Leitsatz

a) Im Rechtsverkehr mit Verbrauchern benachteiligt eine in Allgemeinen Geschäftsbedingungen vereinbarte Laufzeit von zehn Jahren einen Mieter von Verbrauchserfassungsgeräten unangemessen im Sinne des § 307 Abs. 1 S. 1 BGB.

b) Eine Klausel in Allgemeinen Geschäftsbedingungen eines Kaufvertrags über entsprechende Erfassungsgeräte, die es dem Verkäufer bei Zahlungsverzug gestattet, unter Eigentumsvorbehalt gelieferte Geräte bis zur Kaufpreiszahlung vorläufig wieder zurückzunehmen, widerspricht dem wesentlichen Grundgedanken des § 449 Abs. 2 BGB und ist im Rechtsverkehr mit Verbrauchern nach § 307 Abs. 2 Nr. 1, Abs. 1 S. 1 BGB unwirksam.

(amtliche Leitsätze des BGH)

 

Normenkette

BGB § 307

 

Kommentar

Die Entscheidung ist in einem Verfahren nach dem Unterlassungsklagengesetz (UKlaG) ergangen. Der Kläger ist ein Verein zur Wahrnehmung von Verbraucherinteressen im Sinne von § 4 UKlaG; die Beklagte betreibt ein Unternehmen, das sich u. a. mit der Vermietung und dem Verkauf von Geräten zur Erfassung des Wärme- und Warmwasserverbrauchs befasst. Für den Abschluss der Miet- oder Kaufverträge verwendet die Beklagte Formularverträge, in denen im Fall der Miete eine Laufzeit von 10 Jahren vorgesehen ist. Im Fall des (Abzahlungs-)Kaufs ist vorgesehen, dass der Verkäufer die Geräte im Fall des Zahlungsverzugs "vorläufig" zurücknehmen kann. Der BGH hat entschieden, dass beide Klauseln unwirksam sind.

1. Zur Miete

In dem Mietvertragsformular wird durch die Vermieterin der Wärme- und Warmwasserverbrauchserfassungsgeräte regelmäßig handschriftlich eingetragen: "Laufzeit i.J.10". Der BGH stellt klar, dass es sich dabei um eine vorformulierte Klausel handelt, die nach AGB-Kriterien zu beurteilen ist. Danach kommt es im Einzelfall darauf an, ob der Vertragspartner des Verwenders durch die Laufzeit des Vertrags unangemessen benachteiligt wird. Maßgebend ist eine Interessenabwägung, wobei von der typischen Interessenlage der beteiligten Verkehrskreise auszugehen ist.
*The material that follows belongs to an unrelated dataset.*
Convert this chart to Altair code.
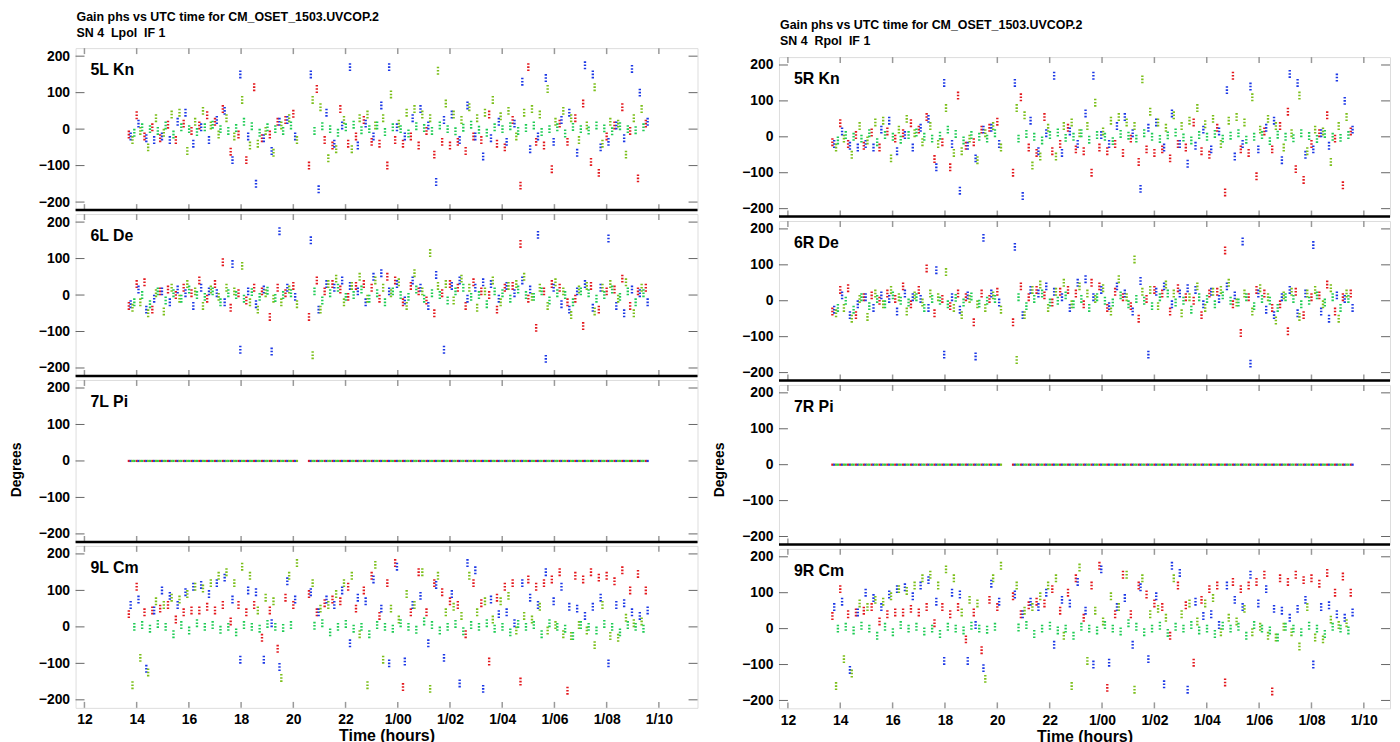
import altair as alt
import pandas as pd

FONT = "Liberation Sans"
SERIES = ["red", "blue", "yg", "green"]
COLORS = ["#e3191e", "#1c38e6", "#7bbf1a", "#1fcc55"]

TICK_HOURS = [12, 14, 16, 18, 20, 22, 24, 26, 28, 30, 32, 34]
Y_TICKS = [-200, -100, 0, 100, 200]

TITLE_1 = "Gain phs vs UTC time for CM_OSET_1503.UVCOP.2"
TITLE_L = "SN 4\u00a0 Lpol\u00a0 IF 1"
TITLE_R = "SN 4\u00a0 Rpol\u00a0 IF 1"

# scan times (hours, 24+ = next day)
T_RED = [13.70, 14.00, 14.30, 14.60, 14.90, 15.20, 15.50, 15.80, 16.10, 16.40, 16.70, 17.00, 17.30, 17.60,
         17.90, 18.20, 18.50, 18.80, 19.10, 19.40, 19.70, 20.00,
         20.60, 20.90, 21.20, 21.50, 21.80, 22.10, 22.40, 22.70, 23.00, 23.30, 23.60, 23.90, 24.20, 24.50,
         24.80, 25.10, 25.40, 25.70, 26.00, 26.30, 26.60, 26.90, 27.20, 27.50, 27.80, 28.10, 28.40, 28.70,
         29.00, 29.30, 29.60, 29.90, 30.20, 30.50, 30.80, 31.10, 31.40, 31.70, 32.00, 32.30, 32.60, 32.90,
         33.20, 33.50]
T_BLUE = [13.77, 14.07, 14.37, 14.67, 14.97, 15.27, 15.57, 15.87, 16.17, 16.47, 16.77, 17.07, 17.37, 17.67,
          17.97, 18.27, 18.57, 18.87, 19.17, 19.47, 19.77, 20.07,
          20.67, 20.97, 21.27, 21.57, 21.87, 22.17, 22.47, 22.77, 23.07, 23.37, 23.67, 23.97, 24.27, 24.57,
          24.87, 25.17, 25.47, 25.77, 26.07, 26.37, 26.67, 26.97, 27.27, 27.57, 27.87, 28.17, 28.47, 28.77,
          29.07, 29.37, 29.67, 29.97, 30.27, 30.57, 30.87, 31.17, 31.47, 31.77, 32.07, 32.37, 32.67, 32.97,
          33.27, 33.57]
T_YG = [13.84, 14.14, 14.44, 14.74, 15.04, 15.34, 15.64, 15.94, 16.24, 16.54, 16.84, 17.14, 17.44, 17.74,
        18.04, 18.34, 18.64, 18.94, 19.24, 19.54, 19.84, 20.14,
        20.74, 21.04, 21.34, 21.64, 21.94, 22.24, 22.54, 22.84, 23.14, 23.44, 23.74, 24.04, 24.34, 24.64,
        24.94, 25.24, 25.54, 25.84, 26.14, 26.44, 26.74, 27.04, 27.34, 27.64, 27.94, 28.24, 28.54, 28.84,
        29.14, 29.44, 29.74, 30.04, 30.34, 30.64, 30.94, 31.24, 31.54, 31.84, 32.14, 32.44, 32.74, 33.04,
        33.34]
T_GREEN = [13.91, 14.21, 14.51, 14.81, 15.11, 15.41, 15.71, 16.01, 16.31, 16.61, 16.91, 17.21, 17.51, 17.81,
           18.11, 18.41, 18.71, 19.01, 19.31, 19.61, 19.91,
           20.81, 21.11, 21.41, 21.71, 22.01, 22.31, 22.61, 22.91, 23.21, 23.51, 23.81, 24.11, 24.41, 24.71,
           25.01, 25.31, 25.61, 25.91, 26.21, 26.51, 26.81, 27.11, 27.41, 27.71, 28.01, 28.31, 28.61, 28.91,
           29.21, 29.51, 29.81, 30.11, 30.41, 30.71, 31.01, 31.31, 31.61, 31.91, 32.21, 32.51, 32.81, 33.11,
           33.41]

# antenna Kn (5L / 5R)
KN_RED = [-15, 38, -20, 5, -25, 12, -30, 15, -5, 10, 38, 20, 55, -62, -15, -85, 115, -25, -15, 20, 25, 42,
          -100, 110, -30, -45, 55, -40, -20, 25, -35, -40, -100, -30, -40, -20, -45, -5, -70, -35, -45, -35,
          -60, -20, -30, 40, -40, -50, 25, -155, 170, -35, -45, -110, 15, -35, 30, 70, -90, -120, -20, 10,
          60, -5, -135, 15]
KN_BLUE = [-20, 15, -25, -30, -20, -30, 20, 45, -40, 5, -30, 25, 50, -85, 150, -20, -150, -25, -60, 20, 25, -20,
           150, -165, 45, -40, 10, 170, -45, 15, -20, 65, 170, 5, -20, 30, 55, 10, -145, 25, 40, -30,
           65, -20, -75, -25, 20, -35, 15, 130, -55, -20, 140, -35, 25, 45, -65, 175, 150, -50, -35, 10,
           -25, 165, 100, 20]
KN_YG = [-30, -5, -50, 30, -10, 40, 45, -60, 20, 50, 10, -15, 30, -20, 80, -45, -40, -5, -65, 10, 30, -30,
         80, 60, -80, -55, 25, -55, 30, 40, 10, 30, 95, 15, 45, 55, 40, 30, 160, 70, 40, 25,
         60, 30, 45, 80, 35, 50, -20, 45, 55, 40, 110, 20, 50, 30, -30, 10, 115, -40, 20, 15,
         -70, 30, 55]
KN_GREEN = [-10, 5, 0, -5, 10, -15, 5, 0, -8, 5, 12, 0, -5, 3, 20, 8, -10, 5, 0, -5, 10,
            -5, 8, 0, -10, 5, 12, -3, 0, 10, -8, 5, 0, -12, 8, 3, -5, 10, 0, -6, 4,
            12, -2, -10, 5, 0, 8, -5, 3, 10, -8, 0, 5, -12, 6, 0, -4, 10, 2, -6, 8,
            0, -3, 5]

# antenna De (6L / 6R)
DE_RED = [-30, 30, 35, -40, 10, 15, 0, 20, 5, 40, -10, 30, 90, -35, 5, -15, 20, 10, -60, 20, 5, 25,
          -60, 40, 10, 30, 15, -5, 25, 30, 20, -10, 50, 40, -20, 25, 10, -15, -50, 5, 30, 20,
          -30, 35, 10, 0, -40, 20, 25, 140, -10, -90, 10, 30, 20, -20, -10, -85, 25, -40, 10, 15,
          45, -30, 10, 20]
DE_BLUE = [-25, 15, -40, -10, 10, -20, 15, 5, -30, 20, 10, 5, -20, 85, -150, 10, -25, 15, -155, 175, 20, -5,
           150, -40, 30, 20, 40, 25, 10, -20, 50, 60, 10, 30, -15, 40, 20, -30, 55, -150, 25, 40,
           -10, 20, 35, 30, -10, 25, 5, 40, 15, 165, -175, 20, -25, -40, 10, 30, -35, 20, 155, -30,
           -50, 15, 5, -20]
DE_YG = [-35, -20, -50, 5, -45, 20, -10, 30, 10, -30, 15, -5, 20, 10, 80, -20, -40, 5, -10, -20, 15, -25,
         -165, -40, 30, 45, -20, 25, 50, -10, 40, 20, 5, 35, -30, 60, 10, 115, 25, 30, -15, 45,
         20, -35, 10, 40, -20, 25, 30, 50, -5, 20, -30, 35, 10, -55, 15, 25, -45, 20, 30, -10,
         35, -50, 20]
DE_GREEN = [-20, 0, -25, 10, -15, 5, -10, 15, 0, -5, 10, -20, 5, 0, -10, 8, -5, 12, -8, 0, 5,
            10, -15, 5, 20, -5, 0, 15, -10, 5, -20, 10, 0, -5, 15, -10, 5, 0, -15, 10, 20,
            -5, 0, -25, 10, 5, -10, 15, 0, -5, 10, -15, 5, 0, -20, 10, 5, -10, 0, 15, -5,
            10, -20, 5]

# antenna Cm (9L / 9R)
CM_RED = [35, 110, 40, 45, 50, 60, 20, 40, 45, 45, 55, 45, 60, 15, 60, 40, 60, -30, 45, -60, 80, 60,
          90, 40, 65, 75, 70, 110, 50, 100, 140, 30, 120, 175, -165, 40, 150, 40, 120, 95, 70, 60,
          -20, 120, 65, -95, 80, 110, 120, -150, 130, 110, 120, 130, 150, -175, 140, 130, 150, 135, 140, 125,
          155, 100, 145, 100]
CM_BLUE = [60, 75, -115, 45, 100, 85, 60, 95, 110, 115, 90, 120, 135, 75, -90, 100, 95, -90, 10, -110, 125, 75,
           95, 40, 75, 60, 100, -45, 80, 70, 130, 50, -100, 165, -95, 60, 85, -45, 115, -85, 90, -155,
           175, 155, -170, 75, 35, 40, 10, 120, 80, 60, 150, 70, 110, 55, 50, 30, 55, 80, -100, 60,
           65, 40, 30, 45]
CM_YG = [-160, -85, -125, 70, 60, 80, 75, 90, 110, 105, 120, 140, 150, 120, 165, 140, 45, 80, 70, -140, 140, 175,
         120, 50, 60, 90, 120, 140, -20, -160, 170, -90, 50, 20, 90, 60, 150, -170, 140, 40, 55, 30,
         140, 40, 70, 20, 70, 85, -10, 30, 20, 55, -10, 5, -20, -25, 5, -10, -50, 60, -25, -30,
         25, 10, 15]
CM_GREEN = [0, 5, -5, 8, 0, -20, 5, -10, 10, 0, 5, -8, 0, -15, 5, 0, -5, 8, 0, -3, 5,
            3, 10, -15, 0, 8, -5, 0, -20, 5, 0, -5, 10, 0, -8, 15, 5, -10, 0, 8, -12,
            5, 0, 10, -5, 0, -15, 8, 0, 5, -20, 10, 0, -5, -25, 5, 0, -10, 8, 0, -15,
            5, 0, -5]

# antenna Pi (7L / 7R): all solutions at 0 degrees
PI_VALUE = 0

TIMES = [T_RED, T_BLUE, T_YG, T_GREEN]

CLUSTER = "M-0.3,-1H0.3V-0.6H-0.3Z M-0.3,-0.2H0.3V0.2H-0.3Z M-0.3,0.6H0.3V1H-0.3Z"


def panel_df(vals_list):
    rows = []
    for s, times, vals in zip(SERIES, TIMES, vals_list):
        for t, v in zip(times, vals):
            rows.append({"t": t, "v": v, "s": s})
    return pd.DataFrame(rows)


def pi_df():
    rows = []
    for s, times in zip(SERIES, TIMES):
        for t in times:
            rows.append({"t": t, "v": PI_VALUE, "s": s})
    return pd.DataFrame(rows)


LABEL_EXPR = ("datum.value < 24 ? toString(datum.value) : '1/' + (datum.value < 34 ? '0' : '') "
              "+ toString(datum.value - 24)")


def title_layers(lines, y0):
    out = []
    for i, line in enumerate(lines):
        out.append(alt.Chart(pd.DataFrame({"txt": [line]})).mark_text(
            align="left", baseline="top", fontSize=12.5, fontWeight="bold", font=FONT, color="black"
        ).encode(x=alt.value(1), y=alt.value(y0 + 16 * i), text="txt:N"))
    return out


def panel(df, label, W, H, xdom, bottom, degrees_y=None, title=None, boundary=True, flat=False):
    xs = alt.Scale(domain=xdom, nice=False, zero=False)
    ys = alt.Scale(domain=[-222, 222], nice=False, zero=False)
    if bottom:
        xenc = alt.X("t:Q", scale=xs, title="Time (hours)",
                     axis=alt.Axis(values=TICK_HOURS, labelExpr=LABEL_EXPR, ticks=False, domain=False,
                                   grid=False, labelFontSize=14, labelFontWeight="bold", labelFont=FONT,
                                   labelColor="black", labelPadding=5, labelFlush=False,
                                   titleFontSize=16, titleFontWeight="bold", titleFont=FONT,
                                   titleColor="black", titlePadding=1))
    else:
        xenc = alt.X("t:Q", scale=xs, axis=None)
    yaxis_kw = dict(values=Y_TICKS, ticks=False, domain=False, grid=False, labelFontSize=14,
                    labelFontWeight="bold", labelFont=FONT, labelColor="black", labelPadding=6)
    if degrees_y is not None:
        yenc = alt.Y("v:Q", scale=ys, title="Degrees",
                     axis=alt.Axis(titleFontSize=14, titleFontWeight="bold", titleFont=FONT,
                                   titleColor="black", titlePadding=15, titleY=degrees_y, **yaxis_kw))
    else:
        yenc = alt.Y("v:Q", scale=ys, title=None, axis=alt.Axis(**yaxis_kw))
    color = alt.Color("s:N", scale=alt.Scale(domain=SERIES, range=COLORS), legend=None)

    if flat:
        pts = alt.Chart(df).mark_square(size=5, opacity=1).encode(x=xenc, y=yenc, color=color)
    else:
        pts = alt.Chart(df).mark_point(shape=CLUSTER, filled=True, size=64, opacity=1).encode(
            x=xenc, y=yenc, color=color)

    ytd = pd.DataFrame({"v": Y_TICKS})
    xtd = pd.DataFrame({"t": TICK_HOURS})
    yl = alt.Chart(ytd).mark_rule(color="#666", strokeWidth=1).encode(
        y=yenc, x=alt.value(0), x2=alt.value(9))
    yr = alt.Chart(ytd).mark_rule(color="#666", strokeWidth=1).encode(
        y=yenc, x=alt.value(W - 9), x2=alt.value(W))
    xt = alt.Chart(xtd).mark_rule(color="#999", strokeWidth=1.5).encode(
        x=xenc, y=alt.value(0), y2=alt.value(6))
    xb = alt.Chart(xtd).mark_rule(color="#999", strokeWidth=1.5).encode(
        x=xenc, y=alt.value(H - 6), y2=alt.value(H))
    lab = alt.Chart(pd.DataFrame({"label": [label]})).mark_text(
        align="left", baseline="middle", fontSize=16, fontWeight="bold", font=FONT, color="black"
    ).encode(x=alt.value(15), y=alt.value(22), text="label:N")
    layers = [xt, xb, yl, yr, pts, lab]
    if boundary:
        layers.append(alt.Chart(pd.DataFrame({"a": [0]})).mark_rule(color="black", strokeWidth=2.5).encode(
            x=alt.value(0), x2=alt.value(W), y=alt.value(H)))
    if title is not None:
        layers.extend(title_layers(title, -37))
    return alt.layer(*layers).properties(width=W, height=H)


kn = panel_df([KN_RED, KN_BLUE, KN_YG, KN_GREEN])
de = panel_df([DE_RED, DE_BLUE, DE_YG, DE_GREEN])
cm = panel_df([CM_RED, CM_BLUE, CM_YG, CM_GREEN])
pi = pi_df()

WL, HL = 626, 163
XL = [11.66, 35.48]
WR, HR = 615, 160.5
XR = [11.66, 35.0]

left = alt.vconcat(
    panel(kn, "5L Kn", WL, HL, XL, False, title=[TITLE_1, TITLE_L]),
    panel(de, "6L De", WL, HL, XL, False),
    panel(pi, "7L Pi", WL, HL, XL, False, degrees_y=90, flat=True),
    panel(cm, "9L Cm", WL, HL, XL, True, boundary=False),
    spacing=0,
)

# header strip of the right column: holds its title and pushes its panels a little lower
right_header = alt.layer(*title_layers([TITLE_1, TITLE_R], -29)).properties(
    width=WR, height=7, view=alt.ViewBackground(strokeOpacity=0))

right = alt.vconcat(
    right_header,
    panel(kn, "5R Kn", WR, HR, XR, False),
    panel(de, "6R De", WR, HR, XR, False),
    panel(pi, "7R Pi", WR, HR, XR, False, degrees_y=85, flat=True),
    panel(cm, "9R Cm", WR, HR, XR, True, boundary=False),
    spacing=0,
)

chart = alt.concat(left, right, columns=2, spacing=12, align="none").properties(
    padding={"left": 0, "top": 0, "right": 0, "bottom": 0},
    background="white",
).configure_view(stroke="#888888", strokeWidth=1).configure(font=FONT)

chart.save("out.html", embed_options={"renderer": "svg", "actions": False})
Unter Anwendung dieser Grundsätze kommt der BGH zum Ergebnis, dass es unbillig ist, wenn dem Mieter über eine so lange Zeit das Risiko der sinnvollen Verwendung der Geräte auferlegt wird und ihm der Wechsel zu einem Konkurrenzunternehmen verwehrt ist. Diese Rechtsprechung hat zur Folge, dass der Mieter von Verbrauchserfassungsgeräten einen auf 10 Jahre befristeten Mietvertrag vorzeitig kündigen kann.

Welche Laufzeit in einem solchen Formularvertrag vereinbart werden darf, hat der BGH nicht entschieden.

2. Zum Kauf

Seit dem Inkrafttreten des Schuldrechtsmodernisierungsgesetzes am 1.1.2002 ist in § 449 Abs. 2 BGB geregelt, dass der Verkäufer eine unter Eigentumsvorbehalt gelieferte Sache nur herausverlangen kann, wenn er vom Vertrag zurückgetreten ist. Ein Recht zur "vorläufigen" Inbesitznahme im Fall des Zahlungsverzugs sieht die gesetzliche Regelung nicht vor.

Allerdings ist § 449 Abs. 2 BGB abdingbar. Fraglich ist allein, ob die Regelung auch durch Formularvertrag abbedungen werden kann. Dies hängt davon ab, ob § 449 Abs. 2 BGB Ausdruck eines allgemeinen Gerechtigkeitsgebots ist oder der Vorschrift nur Zweckmäßigkeitserwägungen zugrundeliegen.

Nach Ansicht des BGH dient die Regelung dem Schutz des Käufers, der nur dann zur Zahlung des Kaufpreises verpflichtet sein soll, wenn er die Ware behalten darf. Dies ist Ausdruck eines den Käufer schützenden Gerechtigkeitsgebots mit der Folge, dass hiervon abweichende Formularklauseln unwirksam sind.